**WHAT IS EXPECTED:** From the listing below, copy word for word every line starting at the one that includes "Generate a web" and ending at the one that includes "stretch(t2, 464 /"; the pictures are omitted.

**Entries with chart source code:**
***

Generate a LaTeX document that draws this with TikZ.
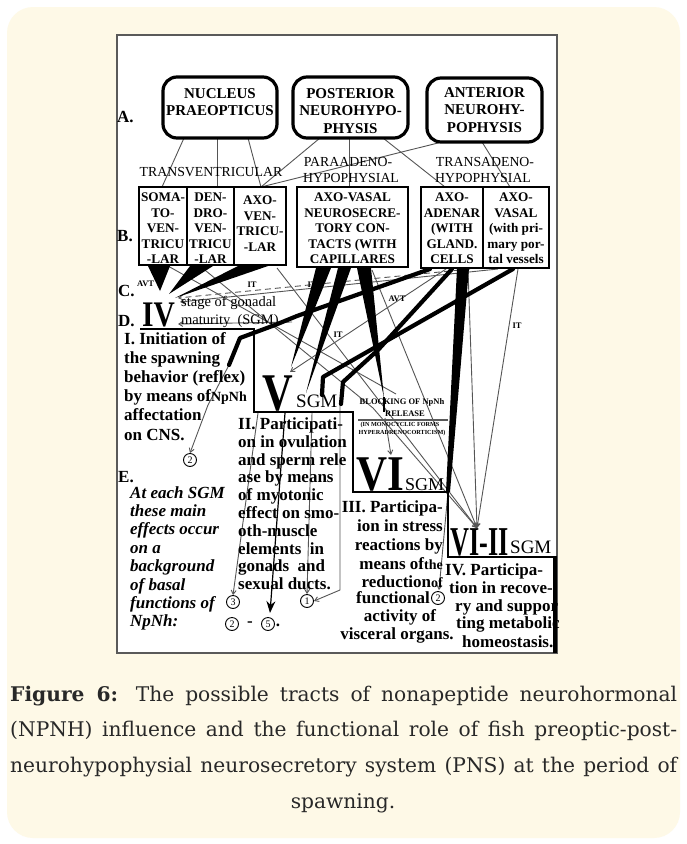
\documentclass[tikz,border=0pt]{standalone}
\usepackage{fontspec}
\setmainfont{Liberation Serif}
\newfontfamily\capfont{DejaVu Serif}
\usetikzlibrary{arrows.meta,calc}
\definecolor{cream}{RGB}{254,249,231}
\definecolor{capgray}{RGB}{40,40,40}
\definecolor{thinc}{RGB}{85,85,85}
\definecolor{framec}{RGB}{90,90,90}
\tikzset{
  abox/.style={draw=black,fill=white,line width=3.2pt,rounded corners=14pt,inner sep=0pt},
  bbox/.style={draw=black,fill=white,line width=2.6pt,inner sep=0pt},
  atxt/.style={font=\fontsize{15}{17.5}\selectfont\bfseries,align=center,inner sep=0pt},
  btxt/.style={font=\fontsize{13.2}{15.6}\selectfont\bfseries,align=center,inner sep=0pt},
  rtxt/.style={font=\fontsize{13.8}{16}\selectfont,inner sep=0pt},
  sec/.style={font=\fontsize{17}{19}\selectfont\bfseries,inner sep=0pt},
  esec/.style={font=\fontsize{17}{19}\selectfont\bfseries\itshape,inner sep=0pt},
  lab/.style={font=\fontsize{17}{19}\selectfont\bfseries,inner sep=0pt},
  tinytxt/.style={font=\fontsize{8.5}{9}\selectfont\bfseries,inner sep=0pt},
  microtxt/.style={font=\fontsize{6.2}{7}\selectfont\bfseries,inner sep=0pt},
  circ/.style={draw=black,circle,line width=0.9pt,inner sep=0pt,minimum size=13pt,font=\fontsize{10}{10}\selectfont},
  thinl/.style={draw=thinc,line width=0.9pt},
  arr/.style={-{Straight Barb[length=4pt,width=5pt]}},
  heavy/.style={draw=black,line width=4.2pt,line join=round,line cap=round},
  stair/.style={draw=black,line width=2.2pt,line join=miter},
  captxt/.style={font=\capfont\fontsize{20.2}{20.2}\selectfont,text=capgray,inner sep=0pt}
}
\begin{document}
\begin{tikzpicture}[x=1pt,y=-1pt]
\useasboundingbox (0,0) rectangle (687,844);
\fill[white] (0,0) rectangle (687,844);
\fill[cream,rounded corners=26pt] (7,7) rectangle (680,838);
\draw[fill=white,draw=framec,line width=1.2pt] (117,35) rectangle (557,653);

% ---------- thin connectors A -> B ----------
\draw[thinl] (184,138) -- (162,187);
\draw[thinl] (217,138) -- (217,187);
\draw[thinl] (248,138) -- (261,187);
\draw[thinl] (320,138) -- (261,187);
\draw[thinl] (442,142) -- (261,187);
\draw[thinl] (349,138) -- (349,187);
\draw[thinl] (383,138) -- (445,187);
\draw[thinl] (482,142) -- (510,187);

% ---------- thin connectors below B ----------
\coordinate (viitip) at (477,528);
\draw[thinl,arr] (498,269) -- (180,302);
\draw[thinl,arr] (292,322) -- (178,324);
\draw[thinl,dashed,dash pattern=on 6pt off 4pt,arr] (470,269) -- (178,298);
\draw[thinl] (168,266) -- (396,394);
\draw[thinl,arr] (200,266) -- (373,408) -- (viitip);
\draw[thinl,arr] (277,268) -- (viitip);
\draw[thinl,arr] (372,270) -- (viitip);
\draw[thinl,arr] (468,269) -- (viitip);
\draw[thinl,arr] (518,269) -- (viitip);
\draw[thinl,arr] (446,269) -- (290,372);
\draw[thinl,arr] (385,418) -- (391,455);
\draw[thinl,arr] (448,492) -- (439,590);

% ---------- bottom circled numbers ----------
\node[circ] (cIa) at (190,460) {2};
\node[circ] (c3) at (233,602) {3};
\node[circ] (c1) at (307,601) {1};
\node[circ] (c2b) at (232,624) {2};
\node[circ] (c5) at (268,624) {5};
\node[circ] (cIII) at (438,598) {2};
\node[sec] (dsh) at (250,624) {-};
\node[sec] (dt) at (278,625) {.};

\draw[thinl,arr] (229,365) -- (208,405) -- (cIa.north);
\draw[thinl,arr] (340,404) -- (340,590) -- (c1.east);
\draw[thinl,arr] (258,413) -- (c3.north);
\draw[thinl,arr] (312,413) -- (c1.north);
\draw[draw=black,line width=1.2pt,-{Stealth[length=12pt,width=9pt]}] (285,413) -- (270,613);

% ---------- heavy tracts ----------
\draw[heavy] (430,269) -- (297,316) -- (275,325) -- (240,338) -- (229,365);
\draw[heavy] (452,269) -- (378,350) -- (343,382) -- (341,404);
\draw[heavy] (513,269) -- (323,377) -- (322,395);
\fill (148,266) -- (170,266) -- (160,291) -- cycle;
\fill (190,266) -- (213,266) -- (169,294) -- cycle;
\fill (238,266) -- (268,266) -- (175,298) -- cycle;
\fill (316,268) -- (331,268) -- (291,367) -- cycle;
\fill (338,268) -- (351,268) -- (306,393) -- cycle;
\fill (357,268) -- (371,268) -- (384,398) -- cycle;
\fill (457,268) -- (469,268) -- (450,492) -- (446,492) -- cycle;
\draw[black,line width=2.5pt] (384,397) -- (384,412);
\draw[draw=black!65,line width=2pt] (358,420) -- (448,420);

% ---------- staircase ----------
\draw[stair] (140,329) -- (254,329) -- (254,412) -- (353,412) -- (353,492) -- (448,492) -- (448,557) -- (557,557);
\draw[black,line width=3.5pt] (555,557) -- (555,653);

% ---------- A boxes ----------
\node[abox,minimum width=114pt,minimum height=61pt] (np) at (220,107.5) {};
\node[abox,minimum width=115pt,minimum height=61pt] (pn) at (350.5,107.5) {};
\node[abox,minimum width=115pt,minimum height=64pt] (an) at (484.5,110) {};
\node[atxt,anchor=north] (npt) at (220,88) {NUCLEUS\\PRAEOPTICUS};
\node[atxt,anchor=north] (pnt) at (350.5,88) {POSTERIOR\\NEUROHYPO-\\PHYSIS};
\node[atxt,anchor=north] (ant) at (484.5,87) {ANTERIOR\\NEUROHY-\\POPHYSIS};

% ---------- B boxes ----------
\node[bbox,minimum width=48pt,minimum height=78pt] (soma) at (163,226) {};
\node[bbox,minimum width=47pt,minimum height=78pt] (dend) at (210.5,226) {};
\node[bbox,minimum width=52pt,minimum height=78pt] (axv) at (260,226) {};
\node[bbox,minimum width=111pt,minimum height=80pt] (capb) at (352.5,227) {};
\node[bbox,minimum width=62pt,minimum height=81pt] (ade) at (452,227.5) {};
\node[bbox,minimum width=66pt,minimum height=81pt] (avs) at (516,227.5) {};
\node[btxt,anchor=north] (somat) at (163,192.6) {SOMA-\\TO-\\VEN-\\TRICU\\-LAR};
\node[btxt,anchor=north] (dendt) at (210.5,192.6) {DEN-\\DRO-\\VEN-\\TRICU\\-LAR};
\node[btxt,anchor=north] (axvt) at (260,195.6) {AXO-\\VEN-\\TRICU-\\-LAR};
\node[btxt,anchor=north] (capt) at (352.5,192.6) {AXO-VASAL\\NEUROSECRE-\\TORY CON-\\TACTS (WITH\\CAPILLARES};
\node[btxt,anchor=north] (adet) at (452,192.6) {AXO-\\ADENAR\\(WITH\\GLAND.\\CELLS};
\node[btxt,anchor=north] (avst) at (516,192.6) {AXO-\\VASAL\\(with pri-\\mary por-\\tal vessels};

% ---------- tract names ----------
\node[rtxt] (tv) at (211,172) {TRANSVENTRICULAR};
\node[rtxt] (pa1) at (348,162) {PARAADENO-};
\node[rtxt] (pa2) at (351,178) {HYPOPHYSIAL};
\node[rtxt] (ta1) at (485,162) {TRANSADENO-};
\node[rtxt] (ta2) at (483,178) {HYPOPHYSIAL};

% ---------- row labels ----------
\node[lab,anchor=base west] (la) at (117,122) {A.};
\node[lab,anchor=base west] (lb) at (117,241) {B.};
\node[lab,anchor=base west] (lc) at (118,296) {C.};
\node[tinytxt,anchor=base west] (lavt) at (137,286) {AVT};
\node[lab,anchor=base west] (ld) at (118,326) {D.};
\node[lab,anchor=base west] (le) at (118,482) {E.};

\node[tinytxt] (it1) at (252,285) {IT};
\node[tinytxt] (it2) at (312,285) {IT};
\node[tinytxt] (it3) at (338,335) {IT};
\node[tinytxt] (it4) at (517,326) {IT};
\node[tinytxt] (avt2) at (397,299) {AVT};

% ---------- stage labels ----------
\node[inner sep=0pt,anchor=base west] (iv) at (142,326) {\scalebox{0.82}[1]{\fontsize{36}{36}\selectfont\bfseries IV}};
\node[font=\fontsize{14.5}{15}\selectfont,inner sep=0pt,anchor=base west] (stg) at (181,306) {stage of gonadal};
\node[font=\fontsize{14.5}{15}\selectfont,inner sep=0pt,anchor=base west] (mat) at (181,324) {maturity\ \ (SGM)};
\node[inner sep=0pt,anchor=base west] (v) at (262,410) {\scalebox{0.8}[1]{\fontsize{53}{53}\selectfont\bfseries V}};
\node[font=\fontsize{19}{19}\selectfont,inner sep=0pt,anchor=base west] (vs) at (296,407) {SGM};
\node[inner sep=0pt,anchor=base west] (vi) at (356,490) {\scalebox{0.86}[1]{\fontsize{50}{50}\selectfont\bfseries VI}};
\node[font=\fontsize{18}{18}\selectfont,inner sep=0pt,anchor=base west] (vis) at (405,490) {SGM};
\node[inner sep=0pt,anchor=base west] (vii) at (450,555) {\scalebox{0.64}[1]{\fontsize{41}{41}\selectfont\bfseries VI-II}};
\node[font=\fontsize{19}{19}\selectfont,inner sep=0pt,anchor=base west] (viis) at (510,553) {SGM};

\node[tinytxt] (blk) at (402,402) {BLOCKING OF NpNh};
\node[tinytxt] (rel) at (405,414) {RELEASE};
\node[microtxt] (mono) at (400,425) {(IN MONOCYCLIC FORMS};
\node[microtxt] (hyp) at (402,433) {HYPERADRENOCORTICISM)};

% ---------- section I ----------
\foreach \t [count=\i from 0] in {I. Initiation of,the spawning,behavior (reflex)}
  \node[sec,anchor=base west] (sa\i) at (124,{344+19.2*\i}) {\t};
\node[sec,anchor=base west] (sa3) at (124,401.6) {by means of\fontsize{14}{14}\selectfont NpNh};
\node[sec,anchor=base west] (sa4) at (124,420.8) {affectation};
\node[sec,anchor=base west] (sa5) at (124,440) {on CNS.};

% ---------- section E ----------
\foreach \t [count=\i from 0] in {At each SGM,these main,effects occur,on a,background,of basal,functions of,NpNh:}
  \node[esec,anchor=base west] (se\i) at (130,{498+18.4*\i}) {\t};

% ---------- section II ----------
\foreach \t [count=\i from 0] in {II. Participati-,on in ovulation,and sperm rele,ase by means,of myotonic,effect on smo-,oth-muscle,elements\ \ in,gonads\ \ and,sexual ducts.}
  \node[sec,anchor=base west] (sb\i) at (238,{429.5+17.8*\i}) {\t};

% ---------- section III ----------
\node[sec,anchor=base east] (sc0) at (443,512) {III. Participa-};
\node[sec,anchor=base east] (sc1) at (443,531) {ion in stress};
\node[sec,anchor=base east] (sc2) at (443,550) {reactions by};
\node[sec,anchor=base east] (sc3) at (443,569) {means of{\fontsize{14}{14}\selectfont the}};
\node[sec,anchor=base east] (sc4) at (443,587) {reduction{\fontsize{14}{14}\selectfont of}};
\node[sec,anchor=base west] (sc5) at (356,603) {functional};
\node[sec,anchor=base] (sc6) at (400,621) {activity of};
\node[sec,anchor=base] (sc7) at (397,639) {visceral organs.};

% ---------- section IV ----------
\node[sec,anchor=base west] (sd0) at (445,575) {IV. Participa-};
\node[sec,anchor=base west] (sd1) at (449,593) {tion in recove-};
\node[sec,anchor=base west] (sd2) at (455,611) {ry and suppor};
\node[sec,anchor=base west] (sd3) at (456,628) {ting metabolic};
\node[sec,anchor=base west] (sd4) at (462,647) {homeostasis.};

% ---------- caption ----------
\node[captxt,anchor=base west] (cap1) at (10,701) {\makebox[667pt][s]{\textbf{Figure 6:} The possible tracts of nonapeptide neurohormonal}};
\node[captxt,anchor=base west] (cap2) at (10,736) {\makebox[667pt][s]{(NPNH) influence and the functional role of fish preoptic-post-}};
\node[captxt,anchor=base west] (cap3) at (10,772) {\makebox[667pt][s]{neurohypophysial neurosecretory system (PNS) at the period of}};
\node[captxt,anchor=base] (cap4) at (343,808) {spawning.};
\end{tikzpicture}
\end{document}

***

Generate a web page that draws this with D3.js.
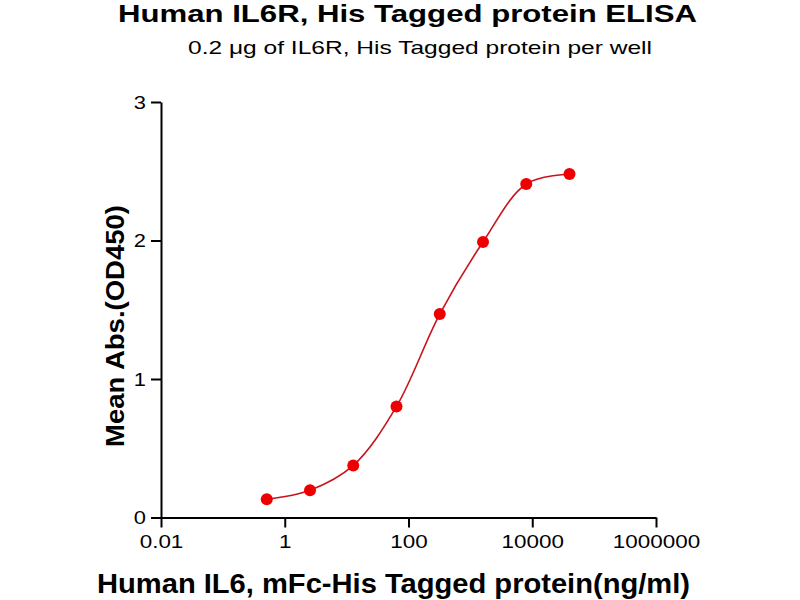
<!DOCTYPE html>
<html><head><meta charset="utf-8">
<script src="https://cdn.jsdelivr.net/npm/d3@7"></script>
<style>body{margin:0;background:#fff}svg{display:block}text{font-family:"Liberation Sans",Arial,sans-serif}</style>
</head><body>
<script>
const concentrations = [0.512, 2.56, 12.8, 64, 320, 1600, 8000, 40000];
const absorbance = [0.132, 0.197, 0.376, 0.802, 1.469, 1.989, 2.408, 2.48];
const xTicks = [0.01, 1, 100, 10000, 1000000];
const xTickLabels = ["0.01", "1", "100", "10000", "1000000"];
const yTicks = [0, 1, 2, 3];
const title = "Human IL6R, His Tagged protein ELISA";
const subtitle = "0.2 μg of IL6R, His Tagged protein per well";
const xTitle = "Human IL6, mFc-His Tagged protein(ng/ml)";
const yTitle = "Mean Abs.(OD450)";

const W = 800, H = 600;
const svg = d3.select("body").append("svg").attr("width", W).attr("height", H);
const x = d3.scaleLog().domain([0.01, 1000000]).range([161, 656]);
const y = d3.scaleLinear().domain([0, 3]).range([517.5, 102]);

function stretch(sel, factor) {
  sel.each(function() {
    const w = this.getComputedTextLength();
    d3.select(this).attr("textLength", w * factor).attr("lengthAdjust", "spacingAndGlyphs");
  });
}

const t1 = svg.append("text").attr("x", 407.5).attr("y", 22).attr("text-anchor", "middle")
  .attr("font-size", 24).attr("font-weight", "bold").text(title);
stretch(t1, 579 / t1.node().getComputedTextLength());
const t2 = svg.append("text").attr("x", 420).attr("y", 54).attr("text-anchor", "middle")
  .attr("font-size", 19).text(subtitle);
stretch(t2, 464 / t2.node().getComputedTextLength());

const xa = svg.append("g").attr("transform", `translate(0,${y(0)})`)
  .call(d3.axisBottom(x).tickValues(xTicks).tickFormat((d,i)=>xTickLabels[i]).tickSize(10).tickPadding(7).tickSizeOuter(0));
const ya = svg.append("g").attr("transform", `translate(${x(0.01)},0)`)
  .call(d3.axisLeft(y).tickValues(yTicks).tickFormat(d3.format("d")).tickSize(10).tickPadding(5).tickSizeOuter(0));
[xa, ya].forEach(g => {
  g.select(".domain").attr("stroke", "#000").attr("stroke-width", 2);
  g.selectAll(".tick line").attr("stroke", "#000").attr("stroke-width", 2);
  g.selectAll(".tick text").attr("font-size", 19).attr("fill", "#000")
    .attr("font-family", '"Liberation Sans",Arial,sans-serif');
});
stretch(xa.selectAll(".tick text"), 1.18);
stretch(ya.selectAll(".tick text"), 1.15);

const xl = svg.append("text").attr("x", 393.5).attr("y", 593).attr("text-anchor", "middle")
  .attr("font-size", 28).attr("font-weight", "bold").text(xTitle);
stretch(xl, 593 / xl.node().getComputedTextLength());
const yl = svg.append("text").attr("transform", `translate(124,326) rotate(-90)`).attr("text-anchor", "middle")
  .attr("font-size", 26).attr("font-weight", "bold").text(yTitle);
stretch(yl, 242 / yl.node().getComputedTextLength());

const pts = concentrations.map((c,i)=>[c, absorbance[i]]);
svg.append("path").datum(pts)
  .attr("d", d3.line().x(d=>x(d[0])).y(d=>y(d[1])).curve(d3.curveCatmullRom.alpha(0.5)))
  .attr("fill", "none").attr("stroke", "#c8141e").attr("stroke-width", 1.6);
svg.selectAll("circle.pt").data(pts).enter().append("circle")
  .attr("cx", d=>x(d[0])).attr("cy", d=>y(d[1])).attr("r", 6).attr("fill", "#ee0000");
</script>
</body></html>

***

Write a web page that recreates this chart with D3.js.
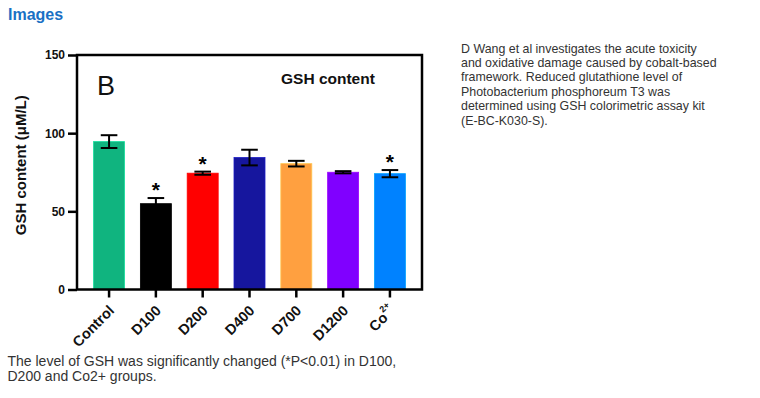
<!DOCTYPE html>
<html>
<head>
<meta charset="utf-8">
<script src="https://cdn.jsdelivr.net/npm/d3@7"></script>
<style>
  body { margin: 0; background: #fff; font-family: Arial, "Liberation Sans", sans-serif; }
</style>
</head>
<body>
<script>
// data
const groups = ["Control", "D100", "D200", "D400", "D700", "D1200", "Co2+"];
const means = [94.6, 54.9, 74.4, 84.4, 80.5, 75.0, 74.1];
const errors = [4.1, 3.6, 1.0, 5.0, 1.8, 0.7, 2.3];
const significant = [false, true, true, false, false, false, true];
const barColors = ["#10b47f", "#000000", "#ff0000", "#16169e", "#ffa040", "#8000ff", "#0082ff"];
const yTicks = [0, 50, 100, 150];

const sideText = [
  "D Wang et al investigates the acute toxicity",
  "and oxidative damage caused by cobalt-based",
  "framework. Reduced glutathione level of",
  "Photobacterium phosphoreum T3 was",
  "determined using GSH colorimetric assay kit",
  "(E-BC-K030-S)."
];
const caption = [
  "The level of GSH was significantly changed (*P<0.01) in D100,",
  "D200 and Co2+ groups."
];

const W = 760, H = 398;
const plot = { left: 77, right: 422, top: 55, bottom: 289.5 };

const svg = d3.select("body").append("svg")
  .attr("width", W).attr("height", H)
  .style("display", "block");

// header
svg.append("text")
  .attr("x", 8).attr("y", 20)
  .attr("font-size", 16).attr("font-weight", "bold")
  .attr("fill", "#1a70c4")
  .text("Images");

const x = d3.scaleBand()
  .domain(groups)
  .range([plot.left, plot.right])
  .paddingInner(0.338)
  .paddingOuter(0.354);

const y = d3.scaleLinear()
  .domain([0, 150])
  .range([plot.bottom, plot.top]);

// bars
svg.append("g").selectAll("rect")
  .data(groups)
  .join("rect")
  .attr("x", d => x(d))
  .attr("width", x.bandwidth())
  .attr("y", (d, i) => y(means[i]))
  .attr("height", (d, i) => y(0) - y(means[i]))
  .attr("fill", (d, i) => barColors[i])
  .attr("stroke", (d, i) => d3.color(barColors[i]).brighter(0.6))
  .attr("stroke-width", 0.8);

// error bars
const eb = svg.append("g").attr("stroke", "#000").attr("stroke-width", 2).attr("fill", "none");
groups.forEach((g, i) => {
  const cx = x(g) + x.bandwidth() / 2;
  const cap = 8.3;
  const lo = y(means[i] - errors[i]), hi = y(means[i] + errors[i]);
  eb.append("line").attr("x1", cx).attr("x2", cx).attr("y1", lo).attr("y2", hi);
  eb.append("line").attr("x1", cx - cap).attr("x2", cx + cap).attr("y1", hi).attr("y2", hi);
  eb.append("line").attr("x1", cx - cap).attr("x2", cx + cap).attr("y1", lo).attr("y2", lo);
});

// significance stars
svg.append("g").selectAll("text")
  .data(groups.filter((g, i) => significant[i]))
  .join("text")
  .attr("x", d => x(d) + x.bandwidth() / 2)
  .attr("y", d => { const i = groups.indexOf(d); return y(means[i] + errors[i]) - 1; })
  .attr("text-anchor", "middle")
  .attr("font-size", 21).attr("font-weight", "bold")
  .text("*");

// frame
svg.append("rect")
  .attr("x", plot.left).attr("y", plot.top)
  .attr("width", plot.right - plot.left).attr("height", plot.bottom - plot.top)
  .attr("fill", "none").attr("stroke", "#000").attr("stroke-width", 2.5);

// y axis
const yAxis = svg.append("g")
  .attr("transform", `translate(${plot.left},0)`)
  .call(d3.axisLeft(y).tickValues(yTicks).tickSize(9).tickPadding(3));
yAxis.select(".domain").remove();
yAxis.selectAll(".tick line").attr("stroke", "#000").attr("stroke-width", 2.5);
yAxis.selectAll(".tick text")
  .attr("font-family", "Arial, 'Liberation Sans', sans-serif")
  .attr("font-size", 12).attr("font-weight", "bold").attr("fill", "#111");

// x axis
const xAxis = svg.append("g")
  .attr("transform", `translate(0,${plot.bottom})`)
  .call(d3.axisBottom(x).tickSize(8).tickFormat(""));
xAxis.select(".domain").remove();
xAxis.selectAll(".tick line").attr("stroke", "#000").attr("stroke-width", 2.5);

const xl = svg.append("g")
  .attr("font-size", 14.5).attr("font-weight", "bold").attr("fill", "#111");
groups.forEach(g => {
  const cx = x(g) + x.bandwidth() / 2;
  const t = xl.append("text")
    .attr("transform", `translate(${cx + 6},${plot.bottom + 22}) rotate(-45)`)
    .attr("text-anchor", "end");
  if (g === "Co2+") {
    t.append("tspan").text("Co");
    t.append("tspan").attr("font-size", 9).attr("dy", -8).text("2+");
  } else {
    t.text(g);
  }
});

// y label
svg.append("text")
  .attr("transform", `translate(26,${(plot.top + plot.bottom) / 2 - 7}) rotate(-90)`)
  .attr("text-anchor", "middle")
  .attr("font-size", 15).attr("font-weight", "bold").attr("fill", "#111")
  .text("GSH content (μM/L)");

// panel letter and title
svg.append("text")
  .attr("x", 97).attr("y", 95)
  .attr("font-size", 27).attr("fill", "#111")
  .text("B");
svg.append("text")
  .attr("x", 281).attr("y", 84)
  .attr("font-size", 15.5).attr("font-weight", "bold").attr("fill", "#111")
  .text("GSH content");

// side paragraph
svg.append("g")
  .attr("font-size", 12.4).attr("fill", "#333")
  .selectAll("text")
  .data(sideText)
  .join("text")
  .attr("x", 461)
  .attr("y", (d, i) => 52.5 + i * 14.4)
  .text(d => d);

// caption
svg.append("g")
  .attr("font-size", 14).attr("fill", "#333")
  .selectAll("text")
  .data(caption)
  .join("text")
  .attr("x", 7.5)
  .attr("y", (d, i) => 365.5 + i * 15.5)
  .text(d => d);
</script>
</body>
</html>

***

**FINISHED ANSWER:**
Generate a web page that draws this with D3.js.
<!DOCTYPE html>
<html><head><meta charset="utf-8">
<script src="https://cdn.jsdelivr.net/npm/d3@7"></script>
<style>body{margin:0;background:#fff}svg{display:block}text{font-family:"Liberation Sans",Arial,sans-serif}</style>
</head><body>
<script>
const concentrations = [0.512, 2.56, 12.8, 64, 320, 1600, 8000, 40000];
const absorbance = [0.132, 0.197, 0.376, 0.802, 1.469, 1.989, 2.408, 2.48];
const xTicks = [0.01, 1, 100, 10000, 1000000];
const xTickLabels = ["0.01", "1", "100", "10000", "1000000"];
const yTicks = [0, 1, 2, 3];
const title = "Human IL6R, His Tagged protein ELISA";
const subtitle = "0.2 μg of IL6R, His Tagged protein per well";
const xTitle = "Human IL6, mFc-His Tagged protein(ng/ml)";
const yTitle = "Mean Abs.(OD450)";

const W = 800, H = 600;
const svg = d3.select("body").append("svg").attr("width", W).attr("height", H);
const x = d3.scaleLog().domain([0.01, 1000000]).range([161, 656]);
const y = d3.scaleLinear().domain([0, 3]).range([517.5, 102]);

function stretch(sel, factor) {
  sel.each(function() {
    const w = this.getComputedTextLength();
    d3.select(this).attr("textLength", w * factor).attr("lengthAdjust", "spacingAndGlyphs");
  });
}

const t1 = svg.append("text").attr("x", 407.5).attr("y", 22).attr("text-anchor", "middle")
  .attr("font-size", 24).attr("font-weight", "bold").text(title);
stretch(t1, 579 / t1.node().getComputedTextLength());
const t2 = svg.append("text").attr("x", 420).attr("y", 54).attr("text-anchor", "middle")
  .attr("font-size", 19).text(subtitle);
stretch(t2, 464 / t2.node().getComputedTextLength());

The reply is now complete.